The Martha’s Vineyard Commission agreed last week that a full review of the revised plan for Bradley Square is in order and set a public hearing for early next month.

At its regular meeting Thursday night the full commission disagreed with the recommendation of its land use planning committee, which on Monday voted to recommend that a new public hearing is not warranted for the revised Bradley Square plan.

The project, which calls for renovating the old Bradley church at the corner of Masonic and Dukes County avenues into a mixed-use development with affordable apartments, artist work and retail space and a community center, was approved by the commission as a development of regional impact (DRI) in June. The plan, which has been criticized by neighbors for being too large, was recently revised. The developers for the project are the Island Affordable Housing Fund and its sister organization the Island Housing Trust.

The revised plan primarily addresses the issue of parking, which has been expanded at the expense of most of the green space in the earlier version of the project.

On Monday night the land use committee took up the question of whether the revised plan required a new public hearing and review as a DRI, a process known as a concurrence vote under commission rules (the commission must vote to either concur or not concur that the project in question is a DRI).

After some discussion, the committee voted 5-0 to recommend that the revised plan did not require a new public hearing.

The commission is not bound to follow the recommendations of the land use committee, and when the full commission met last Thursday, chairman Douglas Sederholm quickly signaled a new direction. “Our legal counsel feels emphatically we should hold a public hearing for procedural reasons. That is not at all a reflection of the merits of the changes to this proposal,” he said.

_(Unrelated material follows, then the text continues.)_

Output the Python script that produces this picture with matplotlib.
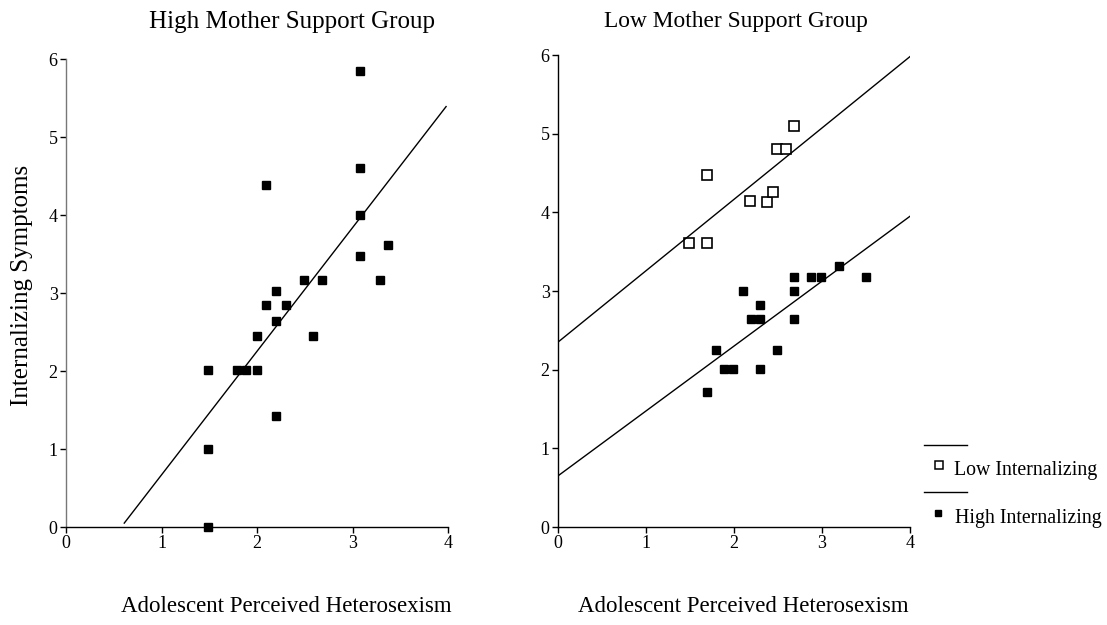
import matplotlib
matplotlib.use("Agg")
import matplotlib.pyplot as plt
from matplotlib.lines import Line2D

plt.rcParams['font.family'] = ['Liberation Serif', 'DejaVu Serif']

# ---- Data: High Mother Support Group ----
high_x = [3.08, 3.08, 3.08, 3.08, 3.37, 3.29, 2.68, 2.49, 2.59, 2.09, 2.20,
          2.09, 2.30, 2.20, 2.00, 2.00, 1.89, 1.79, 1.49, 2.20, 1.49, 1.49]
high_y = [5.84, 4.60, 4.00, 3.47, 3.61, 3.17, 3.17, 3.17, 2.45, 4.38, 3.02,
          2.84, 2.84, 2.64, 2.45, 2.01, 2.01, 2.01, 2.01, 1.42, 1.00, 0.00]
high_line_x = [0.61, 3.98]
high_line_y = [0.05, 5.39]

# ---- Data: Low Mother Support Group ----
low_int_x = [1.49, 1.69, 1.69, 2.18, 2.37, 2.44, 2.49, 2.59, 2.68]
low_int_y = [3.61, 3.61, 4.47, 4.14, 4.13, 4.26, 4.80, 4.80, 5.10]
high_int_x = [1.69, 1.80, 1.89, 1.99, 2.10, 2.19, 2.30, 2.30, 2.30, 2.49,
              2.68, 2.68, 2.68, 2.88, 2.99, 3.19, 3.50]
high_int_y = [1.72, 2.25, 2.01, 2.01, 3.00, 2.65, 2.65, 2.82, 2.01, 2.25,
              3.18, 3.00, 2.65, 3.18, 3.18, 3.32, 3.18]
low_line_x = [0.0, 4.0]
low_line_y = [2.35, 5.98]
hi_line_x = [0.0, 4.0]
hi_line_y = [0.65, 3.95]

xticks = [0, 1, 2, 3, 4]
yticks = [0, 1, 2, 3, 4, 5, 6]

W, H = 1107, 625
fig = plt.figure(figsize=(W / 100, H / 100), dpi=100)

def ax_at(x0, x1, ytop, ybot):
    return fig.add_axes([x0 / W, (H - ybot) / H, (x1 - x0) / W, (ybot - ytop) / H])

ax1 = ax_at(66, 448, 59, 527)
ax2 = ax_at(558, 910, 55, 527)

for ax in (ax1, ax2):
    ax.set_xlim(0, 4)
    ax.set_ylim(0, 6)
    ax.set_xticks(xticks)
    ax.set_yticks(yticks)
    ax.spines['top'].set_visible(False)
    ax.spines['right'].set_visible(False)
    for s in ('left', 'bottom'):
        ax.spines[s].set_linewidth(1.0)
        ax.spines[s].set_color('black')
    ax.tick_params(direction='out', length=4, width=1, labelsize=13, pad=2,
                   colors='black')
    ax.set_facecolor('white')

ax1.spines['left'].set_color('#777777')

ax1.plot(high_x, high_y, linestyle='none', marker='s', markersize=6,
         color='black', clip_on=False)
ax1.plot(high_line_x, high_line_y, color='black', linewidth=1.0)

ax2.plot(low_int_x, low_int_y, linestyle='none', marker='s', markersize=7,
         markerfacecolor='white', markeredgecolor='black', markeredgewidth=1.2,
         clip_on=False)
ax2.plot(high_int_x, high_int_y, linestyle='none', marker='s', markersize=6,
         color='black', clip_on=False)
ax2.plot(low_line_x, low_line_y, color='black', linewidth=1.0)
ax2.plot(hi_line_x, hi_line_y, color='black', linewidth=1.0)

# Titles and labels
fig.text(292 / W, 1 - 22 / H, 'High Mother Support Group', ha='center', va='center', fontsize=18)
fig.text(736 / W, 1 - 22 / H, 'Low Mother Support Group', ha='center', va='center', fontsize=16.8)
fig.text(286 / W, 1 - 607 / H, 'Adolescent Perceived Heterosexism', ha='center', va='center', fontsize=16.5)
fig.text(743 / W, 1 - 607 / H, 'Adolescent Perceived Heterosexism', ha='center', va='center', fontsize=16.5)
fig.text(22 / W, 1 - 285 / H, 'Internalizing Symptoms', ha='center', va='center',
         rotation=90, fontsize=18)

# Legend (manual)
fig.add_artist(Line2D([924 / W, 967 / W], [1 - 445 / H, 1 - 445 / H], color='black', linewidth=1.0))
fig.add_artist(Line2D([924 / W, 967 / W], [1 - 492 / H, 1 - 492 / H], color='black', linewidth=1.0))
fig.add_artist(Line2D([939 / W], [1 - 465 / H], marker='s', markersize=6,
                      markerfacecolor='white', markeredgecolor='black', markeredgewidth=1.1))
fig.add_artist(Line2D([938 / W], [1 - 513 / H], marker='s', markersize=5, color='black'))
fig.text(954 / W, 1 - 471 / H, 'Low Internalizing', ha='left', va='center', fontsize=14.3)
fig.text(955 / W, 1 - 519 / H, 'High Internalizing', ha='left', va='center', fontsize=14.3)

fig.savefig('out.png', dpi=100, facecolor='white')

Commissioner Ned Orleans questioned whether they were bound to follow counsel’s advice.

“I have a thing about an organization that hires an attorney to get good legal advice and then feels they absolutely have to take that advice without even talking about it,” Mr. Orleans said.

But commissioner Linda Sibley said the changed plan merits another review. “It is actually a pretty big change. Just because it is a good change doesn’t mean it is an insignificant one,” she said.

The commission voted unanimously to hold a new public hearing; a date has been set for Jan. 8 at 7:30 p.m.

In other business, the commission voted unanimously to elect Christina Brown as the new chairman.

Mrs. Brown, an elected member of the commission from Edgartown and former chairman of the land use planning committee, will take the gavel from outgoing chairman Mr. Sederholm after Jan. 1. Chris Murphy, an elected member of the commission from Chilmark, was named vice-chairman and Mr. Orleans, an elected member of the commission from Tisbury, was named treasurer.

Mrs. Brown said she would strive to continue a tradition of collaborative leadership.

“I’m going to hopefully continue a fine tradition of chairing meetings with some objectivity and lots of lots of inclusiveness,” she said.